APIs are designed to be predictable, and the model leans on that predictability. It extends naming conventions to methods that plausibly should exist but do not — the same generalization that makes it good with real APIs (Liu et al., 2024, "Exploring and Evaluating Hallucinations in LLM-Powered Code Generation").

02

Training data mixes many versions of every library without labels. The model's picture of an interface blends years of changes, so generated code can combine signatures and behaviors that never existed together in one release.

03

Niche libraries and rarely used parameters appear sparsely in code corpora, and hallucination rates rise there.
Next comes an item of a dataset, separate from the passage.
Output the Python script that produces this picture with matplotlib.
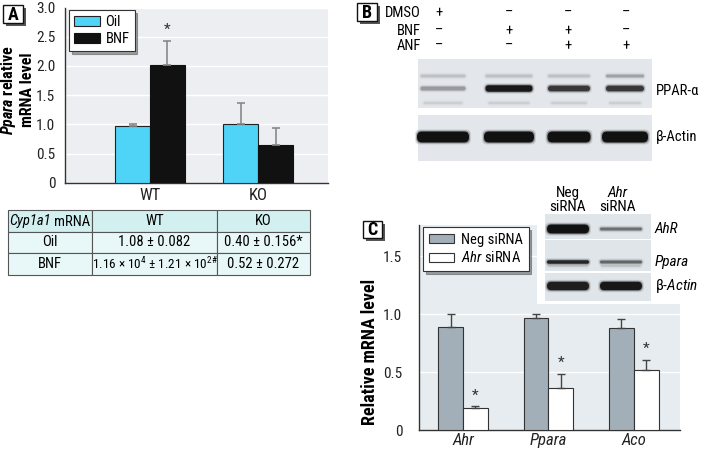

One large study found about a fifth of packages recommended by code LLMs did not exist (Spracklen et al., 2025, USENIX Security).

04

Code corpora include pseudocode, speculative forum answers, and aspirational docs, so the training data itself contains fluent descriptions of interfaces that were never shipped (Dziri et al., 2022, NAACL).

05

There is no compiler or type checker in the loop during generation. Errors an IDE would flag instantly survive to the final answer unless the system adds execution feedback.

06

Helpfulness tuning discourages answering "that capability does not exist." Producing a concrete, runnable-looking snippet is the response shape that training rewarded.

Detection Approaches

Categories of checks that can identify the issue. These are strategies, not specific implementations.

🔎

API existence lookup

Resolve every import, package name, method, and parameter in generated code against the real registry and library surface — PyPI/npm for packages, the installed library's actual symbols for methods. An invented method like df.remove_outliers fails the lookup even when it reads as idiomatic.

⚙️

Sandboxed execution

Run generated snippets in a sandbox with the stated dependencies installed. Import errors, AttributeErrors, and unexpected-keyword failures surface nonexistent capabilities and version-blended signatures that no amount of reading the code would flag.

🧪

Golden-set evals

Maintain prompts targeting niche libraries, rarely used parameters, and capabilities that plausibly should exist but don't, and regression-test the rate of unresolvable packages and symbols in generated code.

Mitigation Approaches

High-level reliability strategies that reduce how often this failure occurs.

📚

Retrieval grounding

Put the real API surface in context — current docs, type stubs, or the installed library's signatures for the pinned version — so the model copies interfaces from evidence instead of extrapolating them from naming conventions blended across releases.

🛠️

Tool-backed lookup

Give the model a docs-search or symbol-resolution tool and require it to confirm packages, methods, and parameters before recommending them. A method it cannot find in the real library surface is one it cannot emit.

⚙️

Sandboxed execution

Close the loop the IDE normally provides — run generated code against the stated dependencies and feed import errors, AttributeErrors, and unexpected-keyword failures back for repair, so invented interfaces die before the answer ships.